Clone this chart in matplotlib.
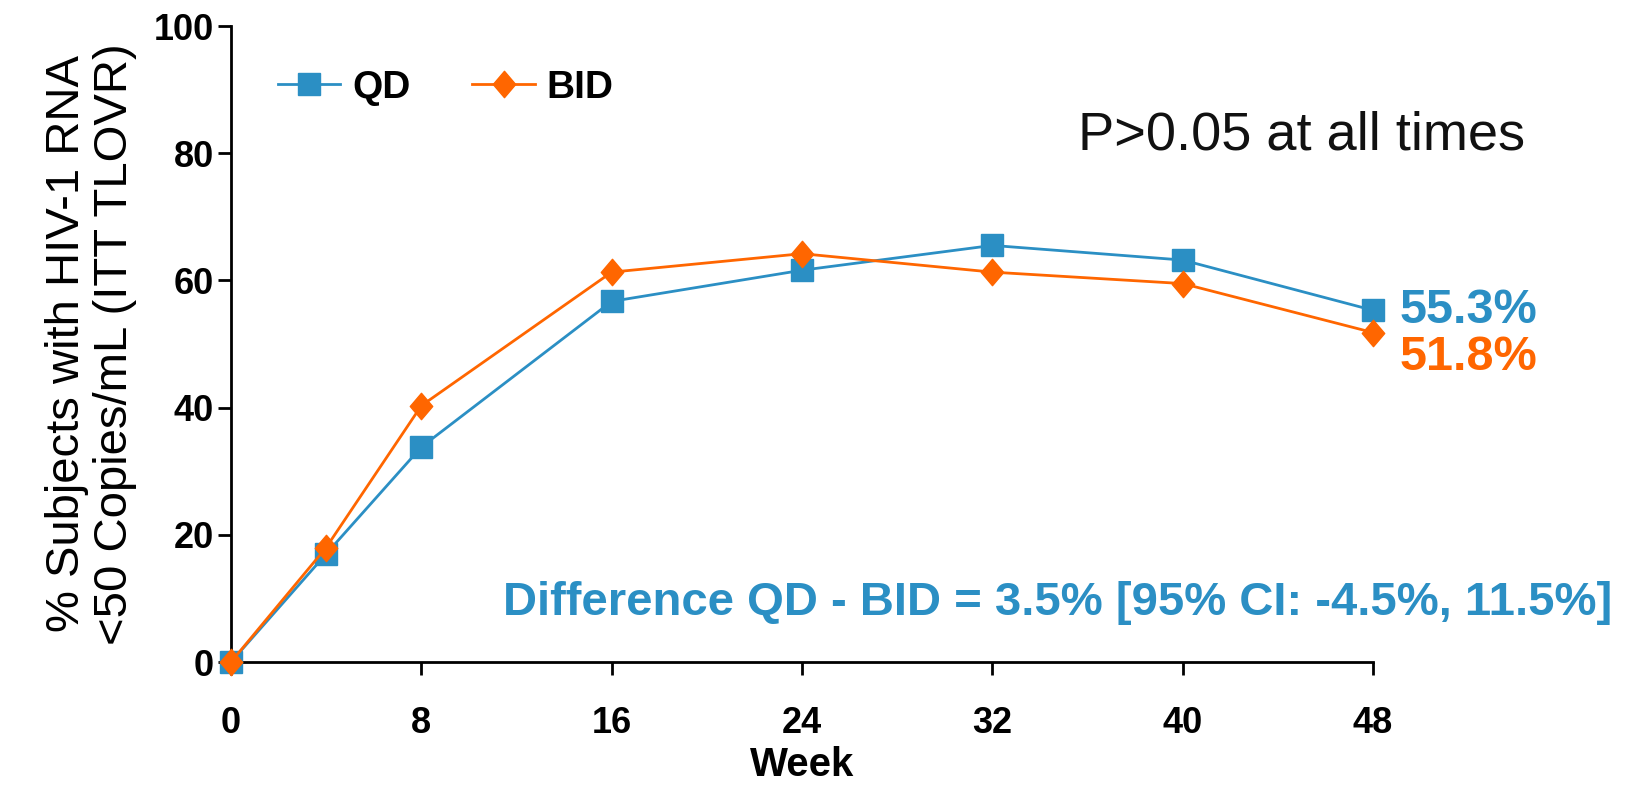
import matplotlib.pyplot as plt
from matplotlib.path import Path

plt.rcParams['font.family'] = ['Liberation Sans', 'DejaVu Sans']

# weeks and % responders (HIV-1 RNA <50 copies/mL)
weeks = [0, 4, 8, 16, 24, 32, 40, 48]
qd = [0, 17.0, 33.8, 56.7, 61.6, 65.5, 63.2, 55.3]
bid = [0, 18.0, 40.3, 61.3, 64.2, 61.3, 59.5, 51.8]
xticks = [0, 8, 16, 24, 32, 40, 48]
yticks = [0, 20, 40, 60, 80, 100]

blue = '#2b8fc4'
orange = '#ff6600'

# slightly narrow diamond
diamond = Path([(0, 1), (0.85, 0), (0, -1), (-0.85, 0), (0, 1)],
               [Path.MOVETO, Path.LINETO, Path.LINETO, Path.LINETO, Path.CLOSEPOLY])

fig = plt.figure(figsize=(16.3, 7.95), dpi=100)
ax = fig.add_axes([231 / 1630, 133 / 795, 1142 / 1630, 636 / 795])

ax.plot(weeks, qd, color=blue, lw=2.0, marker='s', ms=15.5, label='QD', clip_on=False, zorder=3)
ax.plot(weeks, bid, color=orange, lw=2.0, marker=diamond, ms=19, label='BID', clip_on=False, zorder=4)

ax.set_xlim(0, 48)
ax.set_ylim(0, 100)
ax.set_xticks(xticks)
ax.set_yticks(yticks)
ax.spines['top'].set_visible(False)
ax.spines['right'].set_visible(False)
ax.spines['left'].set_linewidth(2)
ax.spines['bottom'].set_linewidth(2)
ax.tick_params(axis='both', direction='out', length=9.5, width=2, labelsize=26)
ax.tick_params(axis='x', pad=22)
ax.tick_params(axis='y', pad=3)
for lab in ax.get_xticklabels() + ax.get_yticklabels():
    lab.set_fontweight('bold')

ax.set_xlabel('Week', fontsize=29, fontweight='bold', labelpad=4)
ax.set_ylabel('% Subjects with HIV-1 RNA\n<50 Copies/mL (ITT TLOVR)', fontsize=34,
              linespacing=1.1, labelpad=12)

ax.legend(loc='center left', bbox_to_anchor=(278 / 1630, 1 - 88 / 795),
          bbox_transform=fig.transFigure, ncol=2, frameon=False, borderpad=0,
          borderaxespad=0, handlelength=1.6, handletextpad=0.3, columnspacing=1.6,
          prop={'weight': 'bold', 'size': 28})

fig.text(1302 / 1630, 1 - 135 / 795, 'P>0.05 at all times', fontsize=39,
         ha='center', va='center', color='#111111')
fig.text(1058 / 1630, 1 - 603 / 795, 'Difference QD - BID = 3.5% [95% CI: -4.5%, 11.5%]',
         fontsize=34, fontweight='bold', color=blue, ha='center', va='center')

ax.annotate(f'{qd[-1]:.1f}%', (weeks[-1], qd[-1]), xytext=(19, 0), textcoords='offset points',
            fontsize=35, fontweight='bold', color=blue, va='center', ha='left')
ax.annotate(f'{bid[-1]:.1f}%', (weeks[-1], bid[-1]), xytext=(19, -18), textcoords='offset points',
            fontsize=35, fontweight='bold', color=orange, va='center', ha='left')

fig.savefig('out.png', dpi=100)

= = = = =

What the task requires -
Find how many lines in the material hold the word "matplotlib" and state that number alone.

Output below -
3